Cavalry retreat for Preston trooper's Army horse

Trooper Ezphia Rennock (centre) with Agricola on ceremonial duty in London.
Trooper Ezphia Rennock (centre) with Agricola on ceremonial duty in London.

In the Household Cavalry Trooper Ezphia Rennock and his loyal mount Agricola were inseparable.

Now on Civvy Street the devoted pair have been reunited in Preston after 12 years apart.

Ezphia and Agricola on guard duty in Whitehall.

Ezphia and Agricola on guard duty in Whitehall.

“He looked after me in the Army and now it’s my turn to look after him,” said Ezphia, who kept his promise to buy the horse when it was retired from service.

“We developed such a strong bond during those seven years I rode him. I said I’d go back for him one day - and I have.”

Agricola was pensioned off by the Blues and Royals this year at the age of 23 after almost two decades of ceremonial duties with the Queen’s bodyguard regiment.

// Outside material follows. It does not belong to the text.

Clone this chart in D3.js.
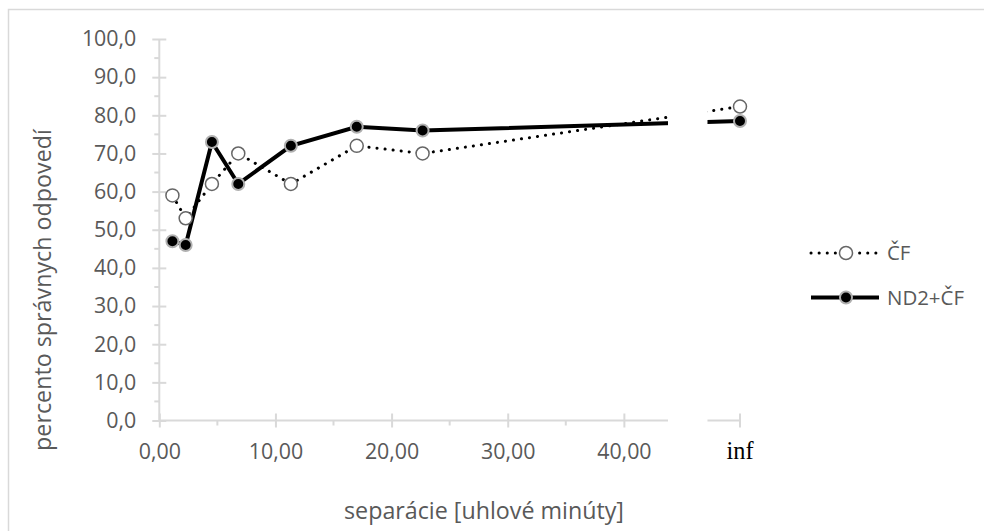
<!DOCTYPE html>
<html>
<head>
<meta charset="utf-8">
<script src="https://cdn.jsdelivr.net/npm/d3@7"></script>
<style>
  body { margin: 0; background: #fff; }
  text { font-family: "Open Sans", sans-serif; fill: #595959; }
  .axis path, .axis line { stroke: #d9d9d9; stroke-width: 2; }
  .axis .domain { display: none; }
</style>
</head>
<body>
<svg width="984" height="531"></svg>
<script>
// separations in arc minutes, last one is "inf"
const separations = [1.13, 2.27, 4.53, 6.8, 11.33, 17, 22.67, "inf"]
const cfValues = [59, 53, 62, 70, 62, 72, 70, 82.3]
const ndValues = [47, 46, 73, 62, 72, 77, 76, 78.5]
const xTicks = [0, 10, 20, 30, 40]
const xMinor = [5, 15, 25, 35]
const yTicks = [0, 10, 20, 30, 40, 50, 60, 70, 80, 90, 100]
const yMinor = [5, 15, 25, 35, 45, 55, 65, 75, 85, 95]
const seriesNames = ["ČF", "ND2+ČF"]

const svg = d3.select("svg")
const infPos = 50, breakStart = 43.8, breakEnd = 47.2

const x = d3.scaleLinear().domain([0, infPos]).range([159.3, 740]),
      y = d3.scaleLinear().domain([0, 100]).range([420.5, 39])

const xv = s => s === "inf" ? infPos : s
const fmtY = d => d3.format(".1f")(d).replace(".", ",")
const fmtX = d => d3.format(".2f")(d).replace(".", ",")

// scale a text's font so its width hits the one measured on the picture
function fit(sel, base, target) {
  sel.style("font-size", base + "px")
  const w = sel.node().getComputedTextLength()
  return base * target / w
}

// chart border
svg.append("rect")
  .attr("x", 8.5).attr("y", 9.5)
  .attr("width", 990).attr("height", 540)
  .attr("fill", "none").attr("stroke", "#d9d9d9").attr("stroke-width", 1.5)

// y axis
const gy = svg.append("g").attr("class", "axis")
  .attr("transform", "translate(" + x(0) + ",0)")
gy.call(d3.axisLeft(y).tickValues(yTicks).tickFormat(fmtY).tickSize(7).tickPadding(16))
gy.selectAll(".tick line").attr("x1", 7)
const yLabels = gy.selectAll(".tick text").attr("fill", "#595959")
const tickSize = fit(yLabels.filter(d => d === 0), 18, 30)
yLabels.style("font-size", tickSize + "px")
gy.append("line").attr("y1", y(0)).attr("y2", y(100))
gy.selectAll(".minor").data(yMinor).enter().append("line")
  .attr("x1", -5).attr("x2", 0)
  .attr("y1", d => y(d)).attr("y2", d => y(d))

// x axis
const gx = svg.append("g").attr("class", "axis")
  .attr("transform", "translate(0," + y(0) + ")")
gx.call(d3.axisBottom(x).tickValues(xTicks).tickFormat(fmtX).tickSize(7).tickPadding(0))
gx.selectAll(".tick line").attr("y1", -7)
gx.selectAll(".tick text")
  .style("font-size", tickSize + "px").attr("fill", "#595959")
  .attr("y", 38).attr("dy", null)
gx.append("line").attr("x1", x(0)).attr("x2", x(breakStart))
gx.append("line").attr("x1", x(breakEnd)).attr("x2", x(infPos))
gx.selectAll(".minor").data(xMinor).enter().append("line")
  .attr("x1", d => x(d)).attr("x2", d => x(d))
  .attr("y1", 0).attr("y2", 5)
gx.append("line").attr("x1", x(infPos)).attr("x2", x(infPos)).attr("y1", -7).attr("y2", 7)
const inf = gx.append("text")
  .attr("x", x(infPos)).attr("y", 38.5)
  .attr("text-anchor", "middle")
  .style("font-family", "'Liberation Serif', serif")
  .style("fill", "#000")
  .text("inf")
inf.style("font-size", fit(inf, 20, 27) + "px")

// axis titles
const yTitle = svg.append("text")
  .attr("transform", "translate(51,290) rotate(-90)")
  .attr("text-anchor", "middle")
  .text("percento správnych odpovedí")
yTitle.style("font-size", fit(yTitle, 20, 322) + "px")

const xTitle = svg.append("text")
  .attr("x", 484).attr("y", 519)
  .attr("text-anchor", "middle")
  .text("separácie [uhlové minúty]")
xTitle.style("font-size", fit(xTitle, 20, 280) + "px")

// clip the lines at the axis break
const clip = svg.append("clipPath").attr("id", "brk")
clip.append("rect").attr("x", 0).attr("y", 0).attr("width", x(breakStart)).attr("height", 531)
clip.append("rect").attr("x", x(breakEnd)).attr("y", 0).attr("width", 984 - x(breakEnd)).attr("height", 531)

const line = d3.line()
  .x(d => x(xv(d.sep)))
  .y(d => y(d.value))

const cf = separations.map((s, i) => ({sep: s, value: cfValues[i]}))
const nd = separations.map((s, i) => ({sep: s, value: ndValues[i]}))

svg.append("path")
  .attr("d", line(cf))
  .attr("clip-path", "url(#brk)")
  .attr("fill", "none").attr("stroke", "#000")
  .attr("stroke-width", 3).attr("stroke-linecap", "round")
  .attr("stroke-dasharray", "0.1 8")

svg.append("path")
  .attr("d", line(nd))
  .attr("clip-path", "url(#brk)")
  .attr("fill", "none").attr("stroke", "#000")
  .attr("stroke-width", 4)

svg.selectAll(".cf").data(cf).enter().append("circle")
  .attr("cx", d => x(xv(d.sep))).attr("cy", d => y(d.value))
  .attr("r", 6.5)
  .attr("fill", "#fff").attr("stroke", "#666").attr("stroke-width", 1.5)

svg.selectAll(".nd").data(nd).enter().append("circle")
  .attr("cx", d => x(xv(d.sep))).attr("cy", d => y(d.value))
  .attr("r", 6)
  .attr("fill", "#000").attr("stroke", "#b0b0b0").attr("stroke-width", 2)

// legend
const legend = svg.append("g")
const items = legend.selectAll("g").data(seriesNames).enter().append("g")
  .attr("transform", (d, i) => "translate(0," + (i === 0 ? 253 : 297.5) + ")")

items.append("line")
  .attr("x1", 811).attr("x2", 879)
  .attr("stroke", "#000")
  .attr("stroke-width", (d, i) => i === 0 ? 3 : 4)
  .attr("stroke-linecap", (d, i) => i === 0 ? "round" : "butt")
  .attr("stroke-dasharray", (d, i) => i === 0 ? "0.1 8" : null)

items.append("circle")
  .attr("cx", 846).attr("r", (d, i) => i === 0 ? 6.5 : 6)
  .attr("fill", (d, i) => i === 0 ? "#fff" : "#000")
  .attr("stroke", (d, i) => i === 0 ? "#666" : "#b0b0b0")
  .attr("stroke-width", (d, i) => i === 0 ? 1.5 : 2)

const legText = items.append("text")
  .attr("x", 887).attr("y", 7)
  .text(d => d)
legText.style("font-size", fit(legText.filter((d, i) => i === 1), 18, 77) + "px")
</script>
</body>
</html>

Ezphia, 35, put in a bid to buy him and, when officers at his old regiment heard he was interested, they had no hesitation re-uniting the pair. Agricola will now live out his days at luxury stables in Salwick.

Horse and rider re-united at a stables in Salwick, Preston.

Horse and rider re-united at a stables in Salwick, Preston.

“He had a guide price of £1,000 and the system is that if more than one person is interested then it goes down to sealed bids,” he explained.

“I just had to get him, so I made my offer and enclosed a letter explaining my story - the special sentimental reasons why I wanted him.

"When they read it I don’t really think they could turn me down.”

Ezphia, from Preston, joined the Household Cavalry as a 17-year-old based in London. It was his first time away from home and he forged a bond with the horse that remains strong today.

The pair would stand on duty at the entrance to Horse Guards in Whitehall and also took part in numerous state occasions as part of the eight-strong retinue party which surrounded the Queen’s carriage in Royal processions.

“We were heavily involved in the Queen Mother’s funeral and also Princess Margaret’s the same year,” said Ezphia.

“Our duty at ceremonial occasions was to stay within arms length of the Queen the whole day. It is her personal bodyguard and your job is to protect the Queen and the Royal Family under any circumstances.”

Ezphia served with Prince Harry in the Blues and Royals. “He was my troop leader,” he recalled. “He was a good soldier.

"When I left, Agricola was given to another trooper and did both Royal weddings for Prince William and also Prince Harry.

"When I was no longer with him there was always an empty space in my life. Getting back with him has brought closure.

“In the Army a horse is just a piece of kit. But it was a lot deeper with Agricola.

"He gave me smiles on a gloomy day and I want to repay that by giving him a great retirement.”